Work required: Please retype the records below exactly, from the first line through the line containing "minimum width=173pt, minimum", and leave out any pictures.

Information provided:
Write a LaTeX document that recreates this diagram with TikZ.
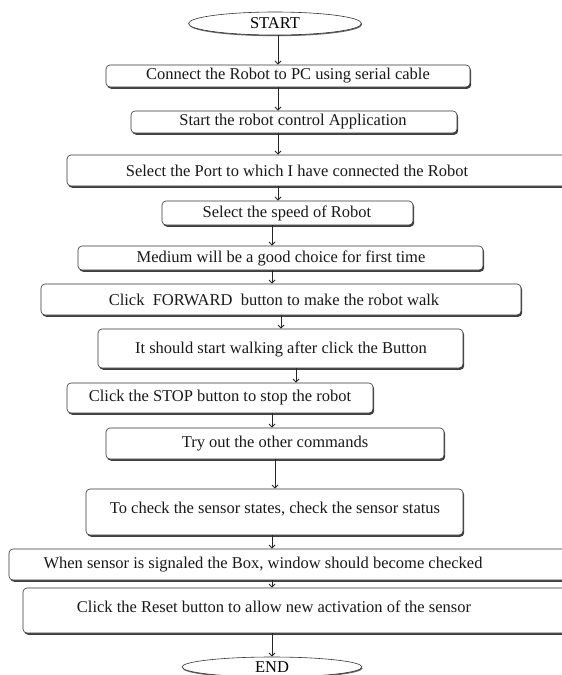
\documentclass[tikz,border=0pt]{standalone}
\usepackage{fontspec}
\setmainfont{Liberation Serif}
\usetikzlibrary{shapes.geometric,shadows,arrows.meta}
\tikzset{
  stepbox/.style={draw=black!80, line width=0.6pt, rounded corners=4pt, fill=white,
    drop shadow={shadow xshift=1.2pt, shadow yshift=-1.8pt, fill=black!75, opacity=1},
    inner sep=0pt},
  term/.style={ellipse, draw=black!80, line width=0.6pt, fill=white, inner sep=0pt,
    drop shadow={shadow xshift=0.6pt, shadow yshift=-1.2pt, fill=black!60, opacity=1},
    font=\fontsize{16.5}{18}\selectfont},
  txt/.style={font=\fontsize{16.5}{18}\selectfont, inner sep=0pt, text=black!90},
  arr/.style={draw=black!85, line width=1pt, -{Straight Barb[length=3pt,width=6pt]}}
}
\newcommand{\stepnode}[8]{%
  % #1 name, #2 x1, #3 x2, #4 y1, #5 y2, #6 text x, #7 text y shift, #8 text
  \node[stepbox, minimum width={(#3-#2)*1pt}, minimum height={(#5-#4)*1pt}] (#1) at ({(#2+#3)/2},{(#4+#5)/2}) {};
  \node[txt] (#1t) at (#6,{(#4+#5)/2+#7}) {#8};
}
\begin{document}
\begin{tikzpicture}[x=1pt,y=-1pt]
\useasboundingbox (0,0) rectangle (562,675);
\clip (0,0) rectangle (562,675);
\fill[white] (0,0) rectangle (562,675);

\node[term, minimum width=173pt, minimum height=23pt] (start) at (275,23.5) {START};

\stepnode{b1}{106}{470}{65}{87}{288}{0}{Connect the Robot to PC using serial cable}
\stepnode{b2}{131}{457}{111}{133}{293}{0}{Start the robot control Application}
\stepnode{b3}{67}{600}{155}{186}{297}{0}{Select the Port to which I have connected the Robot}
\stepnode{b4}{162}{413}{201}{225}{287}{0}{Select the speed of Robot}
\stepnode{b5}{78}{483}{246}{270}{281}{0}{Medium will be a good choice for first time}
\stepnode{b6}{41}{521}{284}{315}{274}{0}{Click\ \ FORWARD\ \ button to make the robot walk}
\stepnode{b7}{98}{463}{329}{368}{281}{1}{It should start walking after click the Button}
\stepnode{b8}{67}{373}{383}{413}{220}{0}{Click the STOP button to stop the robot}
\stepnode{b9}{106}{444}{428}{459}{275}{0}{Try out the other commands}
\stepnode{b10}{86}{463}{489}{535}{275}{-3}{To check the sensor states, check the sensor status}
\stepnode{b11}{9}{600}{549}{580}{263}{0}{When sensor is signaled the Box, window should become checked}
\stepnode{b12}{23}{600}{588}{633}{274}{-4}{Click the Reset button to allow new activation of the sensor}

\node[term, minimum width=180pt, minimum height=20pt] (end) at (272,667) {END};

\coordinate (xa) at (278,0);
\coordinate (xb) at (272,0);
\coordinate (xc) at (281,0);
\coordinate (xd) at (296,0);
\coordinate (xe) at (275,0);

\draw[arr] (start.south -| xa) -- (b1.north -| xa);
\draw[arr] (b1.south -| xa) -- (b2.north -| xa);
\draw[arr] (b2.south -| xa) -- (b3.north -| xa);
\draw[arr] (b3.south -| xa) -- (b4.north -| xa);
\draw[arr] (b4.south -| xb) -- (b5.north -| xb);
\draw[arr] (b5.south -| xb) -- (b6.north -| xb);
\draw[arr] (b6.south -| xc) -- (b7.north -| xc);
\draw[arr] (b7.south -| xd) -- (b8.north -| xd);
\draw[arr] (b8.south -| xb) -- (b9.north -| xb);
\draw[arr] (b9.south -| xe) -- (b10.north -| xe);
\draw[arr] (b10.south -| xb) -- (b11.north -| xb);
\draw[arr] (b11.south -| xb) -- (b12.north -| xb);
\draw[arr] (b12.south -| xb) -- (end.north -| xb);
\end{tikzpicture}
\end{document}
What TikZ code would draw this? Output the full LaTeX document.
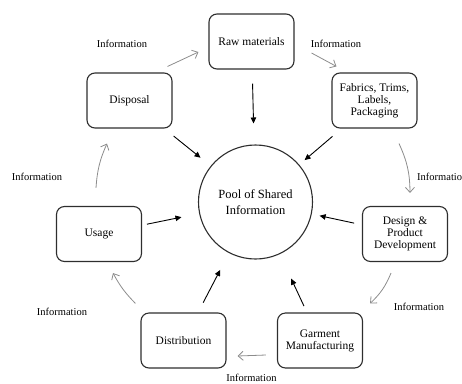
\documentclass[tikz,border=0pt]{standalone}
\usepackage{fontspec}
\setmainfont{Liberation Serif}
\usetikzlibrary{arrows.meta}
\definecolor{ink}{HTML}{2E2E2E}
\definecolor{flow}{HTML}{8C8C8C}
\begin{document}
\begin{tikzpicture}[x=1pt,y=1pt,
  stage/.style={draw=ink, line width=1.1pt, rounded corners=8pt,
    minimum width=85pt, minimum height=55pt, align=center, inner sep=2pt,
    font=\fontsize{11.5}{12}\selectfont},
  pool/.style={draw=ink, line width=1.1pt, circle, minimum size=114pt,
    align=center, inner sep=0pt, font=\fontsize{12.5}{16}\selectfont},
  info/.style={font=\fontsize{10.5}{12}\selectfont, inner sep=0pt},
  share/.style={draw=black, line width=0.9pt, -{Triangle[length=6pt,width=5.5pt]}},
  cycle/.style={draw=flow, line width=0.8pt, -{Straight Barb[length=5pt,width=9pt]}}]
\useasboundingbox (0,0) rectangle (462,-383);

% centre and the seven stages
\node[pool] (pool) at (255.5,-202) {Pool of Shared\\Information};
\node[stage] (raw) at (251.5,-41.5) {Raw materials};
\node[stage] (fab) at (374.5,-100.5) {Fabrics, Trims,\\Labels,\\Packaging};
\node[stage] (des) at (405,-234) {Design \&\\Product\\Development};
\node[stage] (gar) at (320,-340.5) {Garment\\Manufacturing};
\node[stage] (dis) at (183.5,-340.5) {Distribution};
\node[stage] (use) at (99,-234) {Usage};
\node[stage] (dsp) at (129.5,-100.5) {Disposal};

% flow labels
\node[info] (i1) at (336,-44) {Information};
\node[info, anchor=west] (i2) at (417,-177) {Informatio};
\node[info] (i3) at (419,-307) {Information};
\node[info] (i4) at (251.5,-378) {Information};
\node[info] (i5) at (62,-312) {Information};
\node[info] (i6) at (37,-177) {Information};
\node[info] (i7) at (122,-44) {Information};

% information shared with the pool
\draw[share, shorten <=14pt, shorten >=21pt] (raw) -- (pool);
\draw[share, shorten <=12pt, shorten >=7pt] (fab) -- (pool);
\draw[share, shorten <=8pt, shorten >=8pt] (des) -- (pool);
\draw[share, shorten <=7pt, shorten >=27pt] (gar) -- (pool);
\draw[share, shorten <=11pt, shorten >=19pt] (dis) -- (pool);
\draw[share, shorten <=5pt, shorten >=18pt] (use) -- (pool);
\draw[share, shorten <=12pt, shorten >=13pt] (dsp) -- (pool);

% information passed along the cycle
\draw[cycle] ([shift={(17,-11.5)}]raw.east) -- ([shift={(5,6)}]fab.north west);
\draw[cycle] ([shift={(24.5,-15)}]fab.south) to[bend left=12] ([shift={(5,13)}]des.north);
\draw[cycle] ([shift={(-14,-11)}]des.south) to[bend left=12] ([shift={(7,9)}]gar.north east);
\draw[cycle] ([shift={(-11,-14.5)}]gar.west) -- ([shift={(11,-15.5)}]dis.east);
\draw[cycle] ([shift={(-5,9)}]dis.north west) to[bend left=8] ([shift={(14,-11)}]use.south);
\draw[cycle] ([shift={(-3,18)}]use.north) to[bend left=10] ([shift={(-22.5,-15)}]dsp.south);
\draw[cycle] ([shift={(-5,6)}]dsp.north east) -- ([shift={(-10,-10.5)}]raw.west);
\end{tikzpicture}
\end{document}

In response:
Write a LaTeX document that recreates this diagram with TikZ.
\documentclass[tikz,border=0pt]{standalone}
\usepackage{fontspec}
\setmainfont{Liberation Serif}
\usetikzlibrary{shapes.geometric,shadows,arrows.meta}
\tikzset{
  stepbox/.style={draw=black!80, line width=0.6pt, rounded corners=4pt, fill=white,
    drop shadow={shadow xshift=1.2pt, shadow yshift=-1.8pt, fill=black!75, opacity=1},
    inner sep=0pt},
  term/.style={ellipse, draw=black!80, line width=0.6pt, fill=white, inner sep=0pt,
    drop shadow={shadow xshift=0.6pt, shadow yshift=-1.2pt, fill=black!60, opacity=1},
    font=\fontsize{16.5}{18}\selectfont},
  txt/.style={font=\fontsize{16.5}{18}\selectfont, inner sep=0pt, text=black!90},
  arr/.style={draw=black!85, line width=1pt, -{Straight Barb[length=3pt,width=6pt]}}
}
\newcommand{\stepnode}[8]{%
  % #1 name, #2 x1, #3 x2, #4 y1, #5 y2, #6 text x, #7 text y shift, #8 text
  \node[stepbox, minimum width={(#3-#2)*1pt}, minimum height={(#5-#4)*1pt}] (#1) at ({(#2+#3)/2},{(#4+#5)/2}) {};
  \node[txt] (#1t) at (#6,{(#4+#5)/2+#7}) {#8};
}
\begin{document}
\begin{tikzpicture}[x=1pt,y=-1pt]
\useasboundingbox (0,0) rectangle (562,675);
\clip (0,0) rectangle (562,675);
\fill[white] (0,0) rectangle (562,675);

\node[term, minimum width=173pt, minimum height=23pt] (start) at (275,23.5) {START};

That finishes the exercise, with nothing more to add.